Overlaying many of these on top of each other could give the effect of linear weights, while using only binary processes. However, that reasoning is rarely made explicit - and it bundles together several aspects of what is actually going on rather too neatly.

Enormous Random Networks

A different approach to implementation in software could include some kind of 'sufficiently dense, regular' connectedness without (much) loss of generality.

Or even just a random scattering of connections with appropriate geometric densities.

Each net of inputs to a neuron could be mutated randomly through time - killing connections that encouraged firing when no firing resulted, and adding connections when a positive correlation was noticed.

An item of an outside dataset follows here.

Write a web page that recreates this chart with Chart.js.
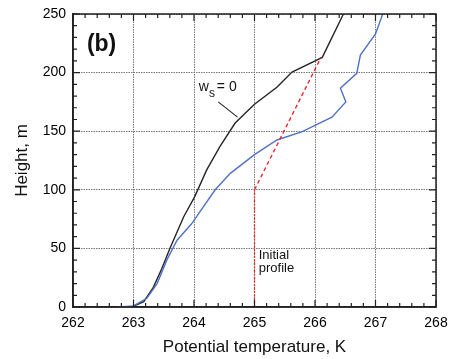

But how to spot the opportunity for new connections - where creating a new connection would encourage a positive correlation that would contribute to the performance / robustness of the network?

In the brain, there is a whole 3 dimensional substrate though which dendrites explore to find new 'mates'. Through time, localised chemical gradients may be being built up, guiding dendrites this way and that (by hinting where the random walk of a dendritic process should meander). This substrate-based 'workless' computation is difficult to create a parallel to in matrix-based neural models.

Tentative Connections

A practical approach to building connectivity in computer-based models would be to add links at random (on a large scale) and monitor them through time as to whether they are contributing in a positive or negative way to the overall result of the neuron. This 'confidence' parameter would determine the speed at which this link would wither away (or become more permanent).

In effect, a linear value would get associated with the linkage. But it wouldn't represent a weight, it would represent a confidence level (weights would all be +1 or -1, for argument's sake).